Professor Yash Pal in an interview for the film ‘ A life in science’ by Yousuf Saeed, remarks that if someone had spent as long a time, as he had done, doing science in the 20th century, they were bound to see rapid changes and developments Fifty years after he began his study of the cosmic rays, astrophysics and science at the Massachusetts Institute of Technology, Yash Pal explains with the excitement of a student that within his scientific career how it became possible to partake the secrets of the cosmos as it opened up to scientific investigations in the 20th century. While the lure of knowledge led him towards study of physics and later space research in the 1940s, it was the country’s development project that led him towards institution building roles, application of space technology and popularization of science.
In the immediate years after Independence young scientists found their calling in building scientific research institutions for the country, encouraging scientific temperament among people and taking technology towards people. As Yash Pal explains, it was not easy because these scientists had to almost start from a scratch. At the time of Independence, India did not even produce a radio and everything from wiring onwards had to be developed within the country. It was thus no small an achievement that the country could develop scientific capacities to put some of the best satellites in space. Professor Yash Pal, as a science administrator in the 1970s deployed space technology to ensure the Satellite Instructional Television Experiment (SITE), wherein satellite broadcasting and educational television became a reality in India setting examples for the world. The indigenous ways it was developed is highlighted by him when he explains that, large satellite dishes were carried on bicycles to the villages to set them up for telecast.
As satellite programming for village children began, he emphasized the everyday presence of science, and began the journey of taking science to the people. The iconic status of the science popularizer however got established with the television programme, Turning Point, in the 1990s. For many growing up at this time, he became their virtual science educator. Science for Professor Yash Pal was not about super-specialisation to such an extent that the scientist becomes a pawn of destruction, but as a means for people to expand and discover their human potential.

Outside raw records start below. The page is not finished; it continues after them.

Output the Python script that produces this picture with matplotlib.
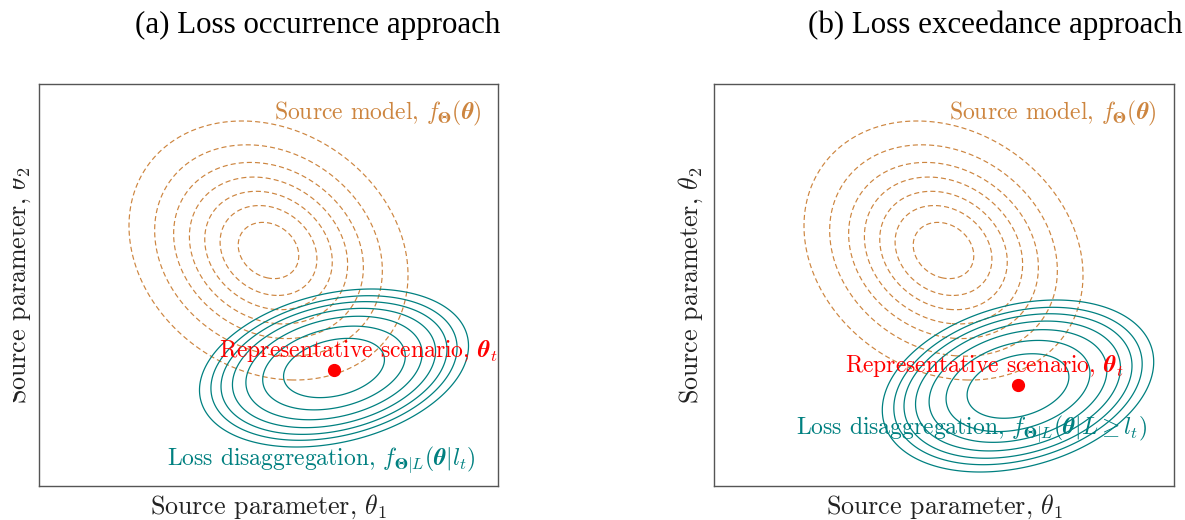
import numpy as np
import matplotlib
matplotlib.use("Agg")
import matplotlib.pyplot as plt
from matplotlib.patches import Rectangle

plt.rcParams['font.family'] = 'cmr10'
plt.rcParams['mathtext.fontset'] = 'cm'
plt.rcParams['axes.formatter.use_mathtext'] = True

# ---------------- data ----------------
panel_titles = ["(a) Loss occurrence approach", "(b) Loss exceedance approach"]
xlabel = r"Source parameter, $\theta_1$"
ylabel = r"Source parameter, $\theta_2$"
source_label = r"Source model, $f_{\boldsymbol{Θ}}(\boldsymbol{\theta})$"
scenario_label = r"Representative scenario, $\boldsymbol{\theta}_t$"
disagg_labels = [r"Loss disaggregation, $f_{\boldsymbol{Θ}|L}(\boldsymbol{\theta}|l_t)$",
                 r"Loss disaggregation, $f_{\boldsymbol{Θ}|L}(\boldsymbol{\theta}|L \geq l_t)$"]

# source model (same in both panels): centre, outer half-extents, correlation
source_center = (229.5, 235.5)
source_extent = (139.5, 129.5)
source_rho = -0.19
source_levels = [0.217, 0.347, 0.457, 0.567, 0.68, 0.816, 1.0]

# loss disaggregation, per panel
disagg_centers = [(295.0, 118.0), (304.0, 100.0)]
disagg_extents = [(134.5, 79.0), (135.7, 86.0)]
disagg_rho = [0.28, 0.28]
disagg_levels = [0.375, 0.53, 0.655, 0.755, 0.84, 0.915, 1.0]

# representative scenario points
scenario_x = [295.0, 304.3]
scenario_y = [116.0, 101.0]

# ---------------- style ----------------
C_SRC = '#CD853F'
C_DIS = '#008080'
C_RED = '#FF0000'
FS_IN = 17
FS_LAB = 18.7

W, H = 1185, 520
fig = plt.figure(figsize=(W / 100, H / 100), dpi=100)

axes_px = [(39, 84, 459, 402), (714, 84, 460, 402)]
src_text_x = [0.7386, 0.737]
scen_text = [(0.696, 0.320), (0.588, 0.284)]
dis_text = [(0.614, 0.052), (0.559, 0.129)]
ylabel_cx = [19, 690.5]


def mahal(X, Y, c, e, rho):
    u = (X - c[0]) / e[0]
    v = (Y - c[1]) / e[1]
    return np.sqrt((u * u - 2 * rho * u * v + v * v) / (1 - rho * rho))


for i in range(2):
    l, t, w, h = axes_px[i]
    ax = fig.add_axes([l / W, (H - t - h) / H, w / W, h / H])
    ax.set_xlim(0, w)
    ax.set_ylim(0, h)
    ax.set_xticks([])
    ax.set_yticks([])
    for sp in ax.spines.values():
        sp.set_color('#555555')
        sp.set_linewidth(1.0)

    xs = np.linspace(0, w, 600)
    ys = np.linspace(0, h, 600)
    X, Y = np.meshgrid(xs, ys)

    Ds = mahal(X, Y, source_center, source_extent, source_rho)
    ax.contour(X, Y, Ds, levels=source_levels, colors=C_SRC,
               linestyles=[(0, (4.3, 2.6))], linewidths=0.85)

    Dd = mahal(X, Y, disagg_centers[i], disagg_extents[i], disagg_rho[i])
    ax.contour(X, Y, Dd, levels=disagg_levels, colors=C_DIS,
               linestyles='solid', linewidths=0.9)

    ax.plot([scenario_x[i]], [scenario_y[i]], 'o', color=C_RED,
            markersize=8.5, zorder=5)

    ax.text(src_text_x[i], 0.912, source_label, transform=ax.transAxes,
            ha='center', va='baseline', color=C_SRC, fontsize=FS_IN)
    ax.text(scen_text[i][0], scen_text[i][1], scenario_label, transform=ax.transAxes,
            ha='center', va='baseline', color=C_RED, fontsize=FS_IN)
    ax.text(dis_text[i][0], dis_text[i][1], disagg_labels[i], transform=ax.transAxes,
            ha='center', va='baseline', color=C_DIS, fontsize=FS_IN)

    ax.text(0.5, (486 - 514) / h, xlabel, transform=ax.transAxes,
            ha='center', va='baseline', fontsize=FS_LAB, color='#222222')

    yl = fig.text(ylabel_cx[i] / W, (H - 285) / H, ylabel, rotation=90,
                  ha='center', va='center', fontsize=FS_LAB, color='#222222')
    if i == 0:
        yl.set_clip_path(Rectangle((13 / W, 0), 1, 1, transform=fig.transFigure))
        yl.set_clip_on(True)

fig.text(135 / W, (H - 33) / H, panel_titles[0], ha='left', va='baseline',
         fontsize=22.3, family='Liberation Serif')
fig.text(808 / W, (H - 33) / H, panel_titles[1], ha='left', va='baseline',
         fontsize=22.3, family='Liberation Serif')

fig.savefig('out.png', dpi=100)
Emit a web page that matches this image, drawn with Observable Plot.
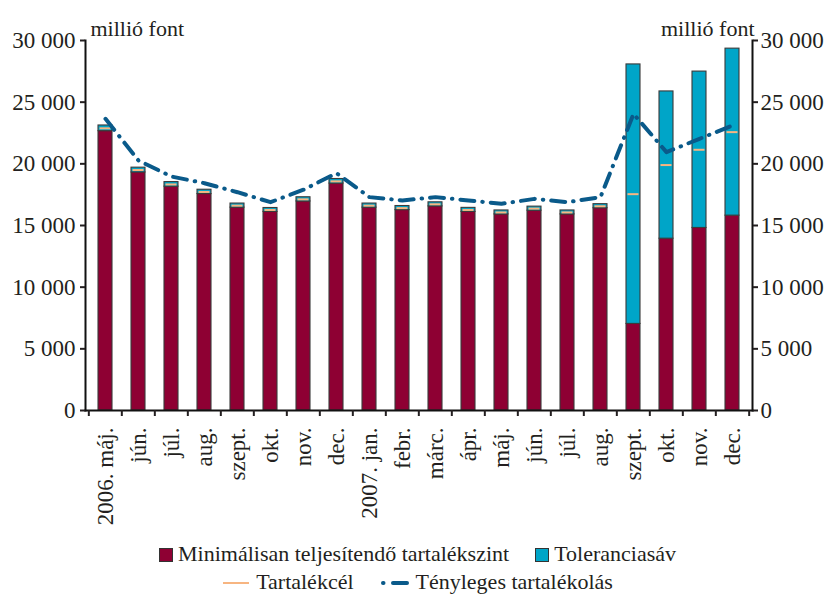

Responding to the needs of the people governed many of his ideas also as an educationist. Pedagogically many of these were radical, be it the suggestion of students and teachers going to people to develop relevant syllabus or reducing the textbook load in a child’s learning. Creating joyful experiences of learning and encouraging children towards collaborative rather than competitive work redefined to him what quality could be in school education. The school curricular processes gained from the suggestions of the committees he chaired. In the area of higher education, he favoured the general university and took on private universities which were rampant and functioning without regulation as a petitioner against the Chattisagarh Private University Act of 2002. If Professor Yash Pal was celebrated for his work in science research and popularisation, its humanistic possibilities, and his challenge to the corruption of education by private bodies, there have also been friendly dissents. While welcoming his idea of the university, the recommendations of a committee headed by him on regulation of higher education only through an overarching regulatory body in 2009 were considered as inadequate also by friends who were concerned about the blurring of private-public distinctions in the neoliberal era.
Professor Yash Pal passed away on 24th July 2017, when the political regime in the country is undermining scientific temperament, educational institutions and progressive curricular traditions that he helped shape. However he leaves behind a rich legacy of institutions, thoughts and ideas for young scientists and educationists to explore the current challenges.